Copy all lines of the listing that include the string "this".

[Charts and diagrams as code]

- - - - - - -

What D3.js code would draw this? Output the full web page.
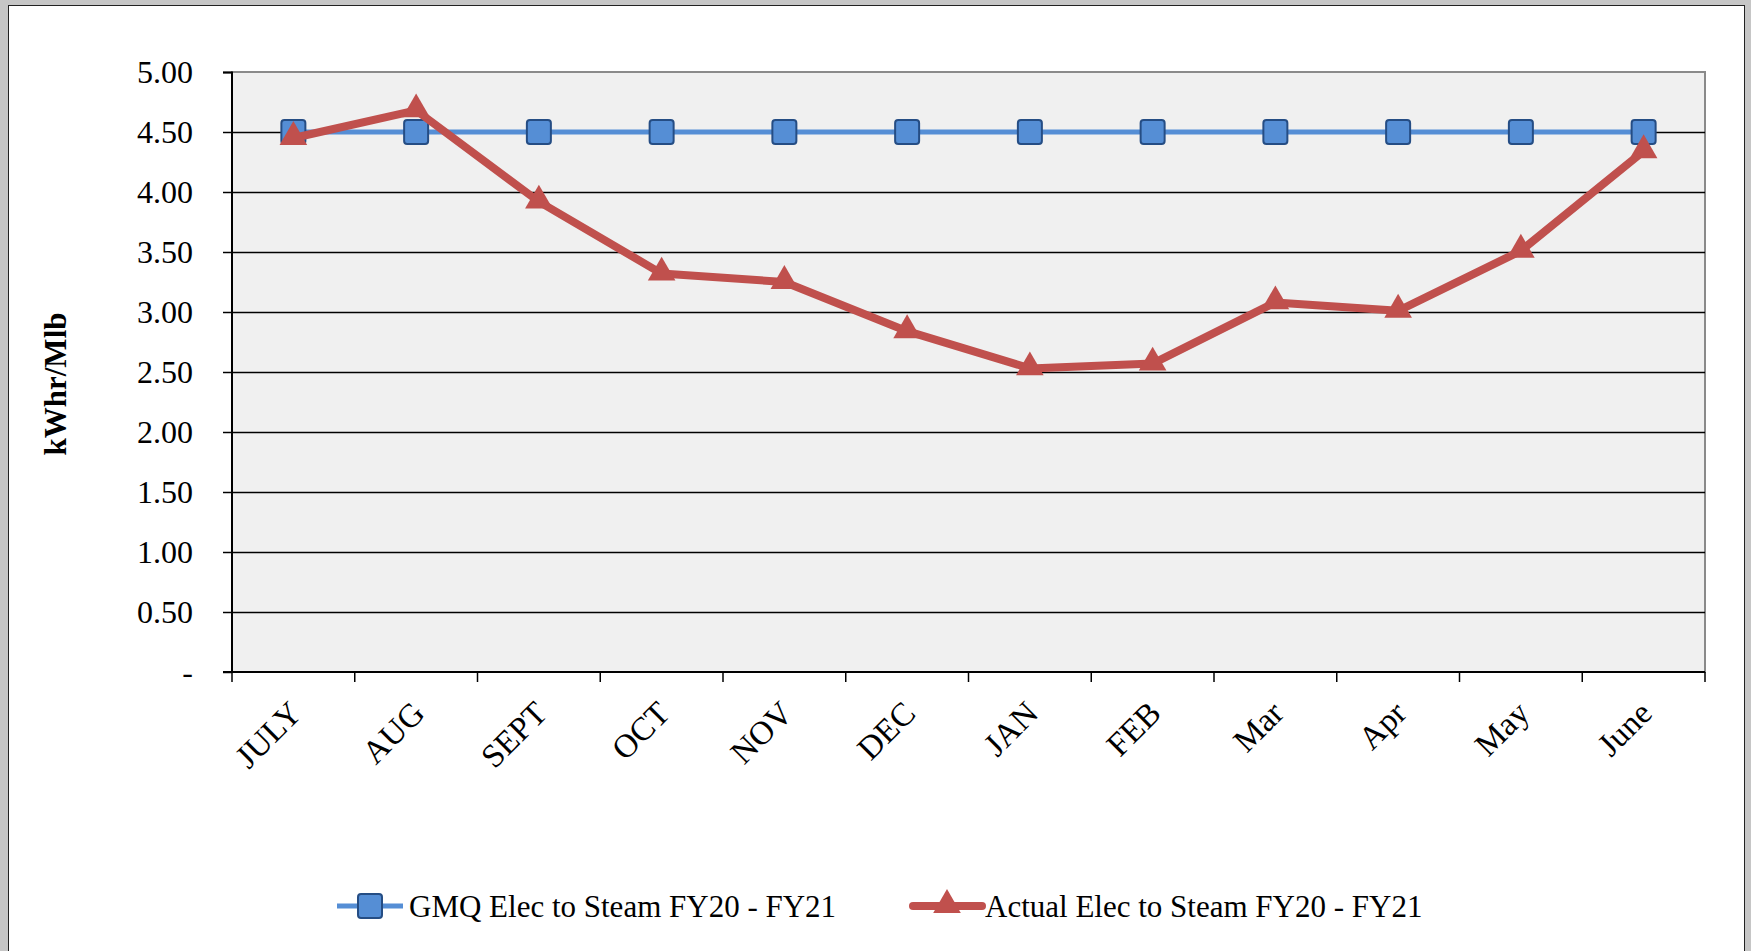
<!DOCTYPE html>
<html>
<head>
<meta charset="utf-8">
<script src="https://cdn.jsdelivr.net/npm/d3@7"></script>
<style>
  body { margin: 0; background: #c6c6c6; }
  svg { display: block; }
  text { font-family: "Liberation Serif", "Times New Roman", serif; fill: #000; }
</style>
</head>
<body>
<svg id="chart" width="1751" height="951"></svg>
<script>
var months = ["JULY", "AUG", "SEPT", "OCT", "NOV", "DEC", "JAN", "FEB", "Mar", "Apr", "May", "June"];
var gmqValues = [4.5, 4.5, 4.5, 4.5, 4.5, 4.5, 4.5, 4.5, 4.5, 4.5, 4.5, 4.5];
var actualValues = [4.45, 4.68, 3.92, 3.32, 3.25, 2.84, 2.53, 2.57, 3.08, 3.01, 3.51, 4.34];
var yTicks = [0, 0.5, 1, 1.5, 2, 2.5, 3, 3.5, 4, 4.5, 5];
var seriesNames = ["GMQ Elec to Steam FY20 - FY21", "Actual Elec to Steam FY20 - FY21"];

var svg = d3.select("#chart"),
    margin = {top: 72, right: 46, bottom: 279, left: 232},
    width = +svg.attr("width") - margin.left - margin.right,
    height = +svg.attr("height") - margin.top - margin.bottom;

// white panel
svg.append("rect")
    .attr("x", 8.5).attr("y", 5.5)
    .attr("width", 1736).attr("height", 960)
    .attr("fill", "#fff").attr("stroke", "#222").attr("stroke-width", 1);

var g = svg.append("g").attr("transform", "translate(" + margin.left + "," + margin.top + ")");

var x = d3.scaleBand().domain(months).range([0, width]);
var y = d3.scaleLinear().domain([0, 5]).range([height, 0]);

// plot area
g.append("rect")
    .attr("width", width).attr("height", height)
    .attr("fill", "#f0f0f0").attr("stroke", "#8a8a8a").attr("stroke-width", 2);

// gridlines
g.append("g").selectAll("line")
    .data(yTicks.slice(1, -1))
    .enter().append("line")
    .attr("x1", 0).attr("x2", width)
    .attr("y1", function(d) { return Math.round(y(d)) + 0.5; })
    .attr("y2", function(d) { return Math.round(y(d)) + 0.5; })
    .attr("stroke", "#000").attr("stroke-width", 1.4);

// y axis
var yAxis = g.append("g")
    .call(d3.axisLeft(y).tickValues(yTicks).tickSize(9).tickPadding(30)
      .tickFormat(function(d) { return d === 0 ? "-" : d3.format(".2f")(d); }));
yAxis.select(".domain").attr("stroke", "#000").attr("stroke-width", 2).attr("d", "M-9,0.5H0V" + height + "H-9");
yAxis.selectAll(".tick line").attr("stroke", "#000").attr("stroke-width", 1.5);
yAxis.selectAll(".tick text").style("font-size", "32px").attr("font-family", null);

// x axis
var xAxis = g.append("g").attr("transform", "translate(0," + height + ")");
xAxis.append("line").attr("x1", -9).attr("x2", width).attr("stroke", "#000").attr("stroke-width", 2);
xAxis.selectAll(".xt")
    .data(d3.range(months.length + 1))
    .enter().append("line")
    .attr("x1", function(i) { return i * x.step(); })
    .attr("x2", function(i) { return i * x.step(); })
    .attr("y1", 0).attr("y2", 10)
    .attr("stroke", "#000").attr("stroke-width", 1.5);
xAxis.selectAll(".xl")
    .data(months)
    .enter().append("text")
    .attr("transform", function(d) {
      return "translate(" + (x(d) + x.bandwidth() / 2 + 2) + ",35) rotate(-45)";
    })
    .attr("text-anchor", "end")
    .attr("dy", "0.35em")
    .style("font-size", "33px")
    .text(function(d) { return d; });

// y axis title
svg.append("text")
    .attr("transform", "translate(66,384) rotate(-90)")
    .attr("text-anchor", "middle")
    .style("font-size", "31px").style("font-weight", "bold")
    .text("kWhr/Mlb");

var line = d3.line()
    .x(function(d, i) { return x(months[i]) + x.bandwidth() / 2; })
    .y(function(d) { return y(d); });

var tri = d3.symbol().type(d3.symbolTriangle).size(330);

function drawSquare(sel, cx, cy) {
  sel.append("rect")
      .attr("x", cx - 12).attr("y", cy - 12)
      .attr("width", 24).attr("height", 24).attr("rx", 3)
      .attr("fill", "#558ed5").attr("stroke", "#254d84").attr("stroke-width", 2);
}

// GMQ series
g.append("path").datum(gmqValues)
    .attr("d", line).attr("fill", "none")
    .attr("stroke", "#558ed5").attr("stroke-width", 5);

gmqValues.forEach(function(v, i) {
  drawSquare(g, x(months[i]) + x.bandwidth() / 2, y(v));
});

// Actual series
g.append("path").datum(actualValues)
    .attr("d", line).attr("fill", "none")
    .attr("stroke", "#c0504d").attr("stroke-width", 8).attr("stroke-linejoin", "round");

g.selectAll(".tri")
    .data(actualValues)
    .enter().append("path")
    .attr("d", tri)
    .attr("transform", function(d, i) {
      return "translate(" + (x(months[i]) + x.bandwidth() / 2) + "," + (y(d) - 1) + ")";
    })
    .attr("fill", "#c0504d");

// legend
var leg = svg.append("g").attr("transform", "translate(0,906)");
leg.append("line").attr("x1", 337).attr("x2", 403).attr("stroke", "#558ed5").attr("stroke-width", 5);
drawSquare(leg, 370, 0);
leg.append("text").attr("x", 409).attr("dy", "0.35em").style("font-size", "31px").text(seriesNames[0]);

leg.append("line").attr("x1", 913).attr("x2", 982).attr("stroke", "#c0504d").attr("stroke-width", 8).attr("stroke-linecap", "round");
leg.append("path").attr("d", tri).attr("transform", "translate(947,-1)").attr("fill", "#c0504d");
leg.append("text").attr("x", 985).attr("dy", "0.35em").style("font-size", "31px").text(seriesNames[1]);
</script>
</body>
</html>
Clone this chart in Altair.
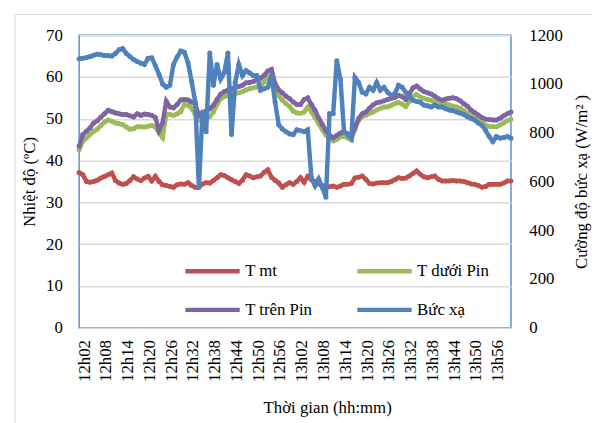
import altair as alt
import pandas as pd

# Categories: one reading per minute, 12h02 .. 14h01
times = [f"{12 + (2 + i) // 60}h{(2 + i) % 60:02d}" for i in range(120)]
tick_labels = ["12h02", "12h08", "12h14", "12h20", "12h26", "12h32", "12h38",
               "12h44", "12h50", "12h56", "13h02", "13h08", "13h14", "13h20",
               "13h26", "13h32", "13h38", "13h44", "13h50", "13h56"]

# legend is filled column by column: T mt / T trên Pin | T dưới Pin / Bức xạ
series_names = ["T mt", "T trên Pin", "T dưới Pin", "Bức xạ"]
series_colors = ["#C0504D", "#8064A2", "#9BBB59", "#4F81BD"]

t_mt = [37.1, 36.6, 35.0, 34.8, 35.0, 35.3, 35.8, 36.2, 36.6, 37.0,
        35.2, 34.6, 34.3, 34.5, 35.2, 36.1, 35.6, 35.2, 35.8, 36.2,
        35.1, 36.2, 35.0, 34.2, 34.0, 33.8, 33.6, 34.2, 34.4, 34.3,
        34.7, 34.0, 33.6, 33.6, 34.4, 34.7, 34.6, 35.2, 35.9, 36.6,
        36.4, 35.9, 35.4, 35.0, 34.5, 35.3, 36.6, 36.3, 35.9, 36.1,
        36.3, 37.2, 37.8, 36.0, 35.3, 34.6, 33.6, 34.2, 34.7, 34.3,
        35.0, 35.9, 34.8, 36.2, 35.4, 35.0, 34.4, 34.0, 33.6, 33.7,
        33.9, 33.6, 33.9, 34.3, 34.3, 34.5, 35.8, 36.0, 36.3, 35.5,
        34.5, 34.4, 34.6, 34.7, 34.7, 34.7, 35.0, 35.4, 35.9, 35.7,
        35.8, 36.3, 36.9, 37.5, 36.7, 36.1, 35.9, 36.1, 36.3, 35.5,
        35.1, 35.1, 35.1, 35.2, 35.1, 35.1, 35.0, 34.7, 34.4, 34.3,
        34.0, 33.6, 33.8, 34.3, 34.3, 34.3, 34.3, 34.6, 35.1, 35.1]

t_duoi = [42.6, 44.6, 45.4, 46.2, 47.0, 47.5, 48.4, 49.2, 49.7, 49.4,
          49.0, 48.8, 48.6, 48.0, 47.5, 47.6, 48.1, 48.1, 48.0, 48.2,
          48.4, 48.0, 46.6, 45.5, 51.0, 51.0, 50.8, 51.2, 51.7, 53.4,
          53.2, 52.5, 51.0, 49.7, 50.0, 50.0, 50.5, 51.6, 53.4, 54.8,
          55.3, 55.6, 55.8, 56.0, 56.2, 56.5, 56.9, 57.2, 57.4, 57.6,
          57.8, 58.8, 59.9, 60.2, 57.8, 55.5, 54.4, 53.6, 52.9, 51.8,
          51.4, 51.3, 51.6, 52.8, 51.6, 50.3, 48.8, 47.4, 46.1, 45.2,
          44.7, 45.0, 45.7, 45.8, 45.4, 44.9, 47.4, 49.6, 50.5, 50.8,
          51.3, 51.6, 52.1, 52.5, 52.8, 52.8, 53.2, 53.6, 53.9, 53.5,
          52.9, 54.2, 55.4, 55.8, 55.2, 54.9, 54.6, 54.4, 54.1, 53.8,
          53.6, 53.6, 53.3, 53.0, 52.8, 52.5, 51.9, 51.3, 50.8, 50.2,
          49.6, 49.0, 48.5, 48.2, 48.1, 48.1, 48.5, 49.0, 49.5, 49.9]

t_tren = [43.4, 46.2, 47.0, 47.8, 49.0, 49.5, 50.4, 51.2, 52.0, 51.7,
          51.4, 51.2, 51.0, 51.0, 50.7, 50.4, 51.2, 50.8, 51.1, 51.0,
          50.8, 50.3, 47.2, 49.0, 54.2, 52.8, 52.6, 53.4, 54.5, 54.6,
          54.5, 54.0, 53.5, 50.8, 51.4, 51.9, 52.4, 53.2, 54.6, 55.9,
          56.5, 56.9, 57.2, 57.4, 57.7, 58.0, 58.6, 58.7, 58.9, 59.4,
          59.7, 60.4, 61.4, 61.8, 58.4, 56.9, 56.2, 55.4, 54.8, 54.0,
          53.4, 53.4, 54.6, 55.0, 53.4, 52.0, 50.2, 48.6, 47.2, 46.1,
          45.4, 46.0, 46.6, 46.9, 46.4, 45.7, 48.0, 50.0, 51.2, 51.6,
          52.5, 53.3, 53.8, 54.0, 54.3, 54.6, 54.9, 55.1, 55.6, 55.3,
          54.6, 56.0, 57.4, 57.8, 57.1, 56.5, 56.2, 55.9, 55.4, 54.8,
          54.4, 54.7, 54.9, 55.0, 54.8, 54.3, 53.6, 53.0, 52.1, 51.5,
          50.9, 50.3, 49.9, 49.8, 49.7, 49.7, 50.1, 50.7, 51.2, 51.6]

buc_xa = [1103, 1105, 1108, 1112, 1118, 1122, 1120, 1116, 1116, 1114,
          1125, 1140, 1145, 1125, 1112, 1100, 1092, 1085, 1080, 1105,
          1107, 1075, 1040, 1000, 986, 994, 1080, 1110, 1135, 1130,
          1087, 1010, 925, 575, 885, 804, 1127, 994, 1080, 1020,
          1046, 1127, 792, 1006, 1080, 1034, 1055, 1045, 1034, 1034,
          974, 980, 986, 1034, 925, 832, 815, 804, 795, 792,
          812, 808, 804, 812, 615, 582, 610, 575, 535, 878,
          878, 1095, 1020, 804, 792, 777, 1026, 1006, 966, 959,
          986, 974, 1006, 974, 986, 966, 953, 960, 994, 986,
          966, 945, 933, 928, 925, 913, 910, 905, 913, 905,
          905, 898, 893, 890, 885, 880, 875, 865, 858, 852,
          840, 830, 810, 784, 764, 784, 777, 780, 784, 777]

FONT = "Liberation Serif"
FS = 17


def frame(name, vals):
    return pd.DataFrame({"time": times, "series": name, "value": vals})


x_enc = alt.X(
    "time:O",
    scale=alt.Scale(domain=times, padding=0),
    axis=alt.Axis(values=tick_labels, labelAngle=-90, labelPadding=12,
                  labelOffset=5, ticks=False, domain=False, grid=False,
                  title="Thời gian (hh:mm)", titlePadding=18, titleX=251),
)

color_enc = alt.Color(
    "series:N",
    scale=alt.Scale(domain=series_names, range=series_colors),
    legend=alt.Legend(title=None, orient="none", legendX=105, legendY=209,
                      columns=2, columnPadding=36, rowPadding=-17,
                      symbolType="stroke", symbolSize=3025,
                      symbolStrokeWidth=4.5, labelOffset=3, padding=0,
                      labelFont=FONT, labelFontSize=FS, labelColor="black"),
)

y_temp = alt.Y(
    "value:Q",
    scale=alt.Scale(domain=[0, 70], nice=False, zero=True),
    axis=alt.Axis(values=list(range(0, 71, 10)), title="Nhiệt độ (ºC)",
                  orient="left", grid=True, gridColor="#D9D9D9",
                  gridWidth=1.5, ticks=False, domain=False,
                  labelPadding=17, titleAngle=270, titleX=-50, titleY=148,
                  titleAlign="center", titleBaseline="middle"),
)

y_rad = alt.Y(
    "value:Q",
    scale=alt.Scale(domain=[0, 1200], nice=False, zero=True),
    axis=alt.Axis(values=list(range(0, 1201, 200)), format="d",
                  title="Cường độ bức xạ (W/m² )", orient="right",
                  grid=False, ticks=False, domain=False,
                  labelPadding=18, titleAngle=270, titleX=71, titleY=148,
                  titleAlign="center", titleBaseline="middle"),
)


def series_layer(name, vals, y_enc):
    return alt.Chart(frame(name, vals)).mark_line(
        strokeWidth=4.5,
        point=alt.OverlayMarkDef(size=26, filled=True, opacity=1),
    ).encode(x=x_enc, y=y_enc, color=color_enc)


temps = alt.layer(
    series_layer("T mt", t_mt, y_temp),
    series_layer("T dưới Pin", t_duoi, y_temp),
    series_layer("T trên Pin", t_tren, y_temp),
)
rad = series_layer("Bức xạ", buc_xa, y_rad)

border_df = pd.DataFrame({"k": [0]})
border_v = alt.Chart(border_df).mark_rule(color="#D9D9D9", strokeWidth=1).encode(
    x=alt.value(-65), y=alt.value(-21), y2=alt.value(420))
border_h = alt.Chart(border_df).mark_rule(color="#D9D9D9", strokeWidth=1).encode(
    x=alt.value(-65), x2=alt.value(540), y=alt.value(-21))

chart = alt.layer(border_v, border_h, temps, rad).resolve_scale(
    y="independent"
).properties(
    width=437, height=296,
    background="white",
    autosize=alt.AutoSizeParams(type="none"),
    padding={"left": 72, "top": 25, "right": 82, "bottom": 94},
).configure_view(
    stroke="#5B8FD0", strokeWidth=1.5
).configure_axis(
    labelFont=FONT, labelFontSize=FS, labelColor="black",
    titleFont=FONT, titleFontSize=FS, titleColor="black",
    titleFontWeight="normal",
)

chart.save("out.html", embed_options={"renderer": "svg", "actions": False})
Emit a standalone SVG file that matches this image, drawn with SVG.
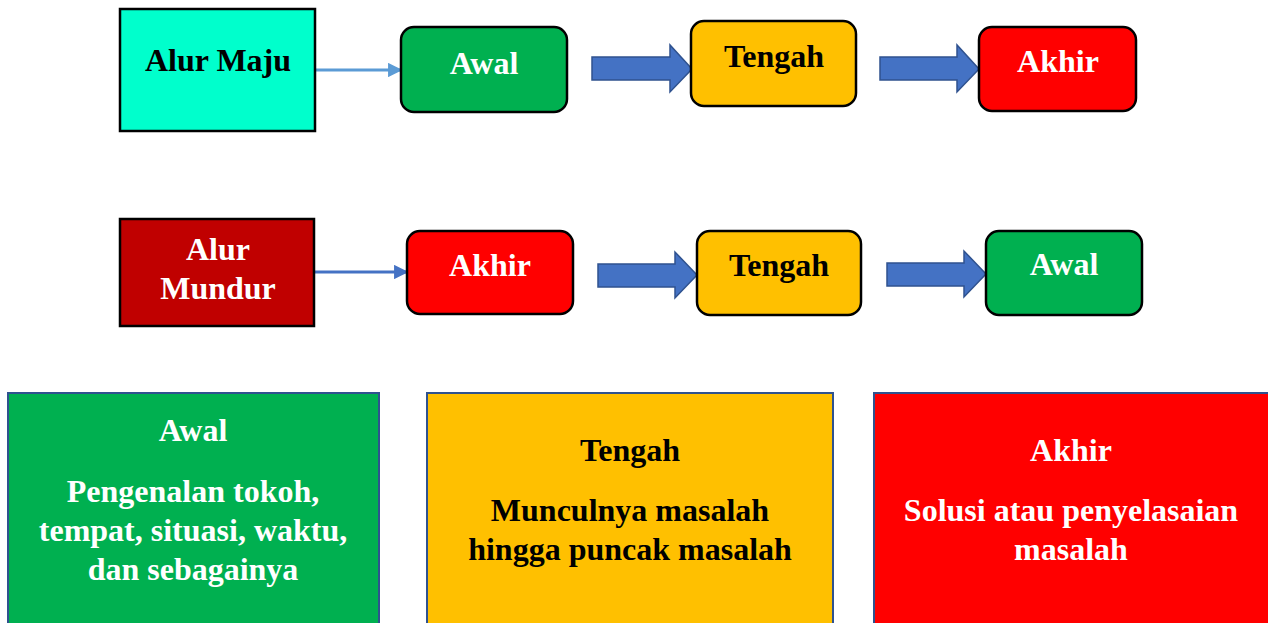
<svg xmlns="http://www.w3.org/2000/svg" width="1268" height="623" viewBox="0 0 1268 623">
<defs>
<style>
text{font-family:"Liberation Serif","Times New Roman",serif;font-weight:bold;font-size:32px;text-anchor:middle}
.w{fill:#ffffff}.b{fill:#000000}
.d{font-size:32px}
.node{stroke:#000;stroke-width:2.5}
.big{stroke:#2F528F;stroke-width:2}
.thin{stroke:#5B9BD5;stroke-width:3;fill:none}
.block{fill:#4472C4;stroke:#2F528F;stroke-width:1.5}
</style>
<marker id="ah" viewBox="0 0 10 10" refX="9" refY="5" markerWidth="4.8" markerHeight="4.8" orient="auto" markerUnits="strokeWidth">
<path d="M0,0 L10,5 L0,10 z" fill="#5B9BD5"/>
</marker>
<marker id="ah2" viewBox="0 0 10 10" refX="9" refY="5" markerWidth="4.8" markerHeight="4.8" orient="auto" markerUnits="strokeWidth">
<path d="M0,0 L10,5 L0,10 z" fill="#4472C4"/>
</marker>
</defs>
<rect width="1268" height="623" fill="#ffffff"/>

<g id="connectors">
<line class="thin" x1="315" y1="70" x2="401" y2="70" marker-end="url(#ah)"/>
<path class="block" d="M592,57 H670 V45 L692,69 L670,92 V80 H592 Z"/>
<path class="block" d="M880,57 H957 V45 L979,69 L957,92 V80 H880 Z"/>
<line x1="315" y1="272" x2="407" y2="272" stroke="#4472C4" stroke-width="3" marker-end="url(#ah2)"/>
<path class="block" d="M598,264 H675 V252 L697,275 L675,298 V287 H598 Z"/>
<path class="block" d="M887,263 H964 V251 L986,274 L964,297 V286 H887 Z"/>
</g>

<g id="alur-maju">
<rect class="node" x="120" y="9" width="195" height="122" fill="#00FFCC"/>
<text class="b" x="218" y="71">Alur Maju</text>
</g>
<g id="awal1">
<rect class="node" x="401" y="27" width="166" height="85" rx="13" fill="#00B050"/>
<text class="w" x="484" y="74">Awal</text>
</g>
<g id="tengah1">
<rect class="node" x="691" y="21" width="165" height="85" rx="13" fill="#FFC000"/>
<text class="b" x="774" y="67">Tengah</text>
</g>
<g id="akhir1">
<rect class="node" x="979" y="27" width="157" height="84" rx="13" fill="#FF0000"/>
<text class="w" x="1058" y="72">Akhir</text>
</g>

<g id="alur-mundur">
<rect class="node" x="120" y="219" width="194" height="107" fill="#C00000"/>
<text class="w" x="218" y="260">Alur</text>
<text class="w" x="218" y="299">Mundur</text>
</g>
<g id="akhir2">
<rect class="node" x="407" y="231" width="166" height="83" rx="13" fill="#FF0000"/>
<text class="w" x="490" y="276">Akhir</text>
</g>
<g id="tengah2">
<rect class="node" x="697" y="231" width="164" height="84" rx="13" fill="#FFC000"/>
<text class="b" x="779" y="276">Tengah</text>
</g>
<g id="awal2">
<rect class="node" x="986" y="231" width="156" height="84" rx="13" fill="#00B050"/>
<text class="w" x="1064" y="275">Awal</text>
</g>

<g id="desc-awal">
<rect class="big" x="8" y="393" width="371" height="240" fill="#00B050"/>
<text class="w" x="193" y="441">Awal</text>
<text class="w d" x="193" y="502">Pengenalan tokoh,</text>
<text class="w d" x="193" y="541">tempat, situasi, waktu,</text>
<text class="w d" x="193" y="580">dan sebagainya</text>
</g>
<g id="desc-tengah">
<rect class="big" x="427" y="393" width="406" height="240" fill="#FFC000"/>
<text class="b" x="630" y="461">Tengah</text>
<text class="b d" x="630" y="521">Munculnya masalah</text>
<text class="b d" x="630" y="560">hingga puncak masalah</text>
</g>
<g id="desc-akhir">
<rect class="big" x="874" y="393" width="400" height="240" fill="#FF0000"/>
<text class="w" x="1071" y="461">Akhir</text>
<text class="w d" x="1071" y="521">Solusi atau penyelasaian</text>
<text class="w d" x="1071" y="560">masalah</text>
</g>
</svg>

- - - - - - -

### [Exercise output]
What D3.js code would draw this? Output the full web page.
Clone this chart in Altair.
Emit a standalone SVG file that matches this image, drawn with SVG.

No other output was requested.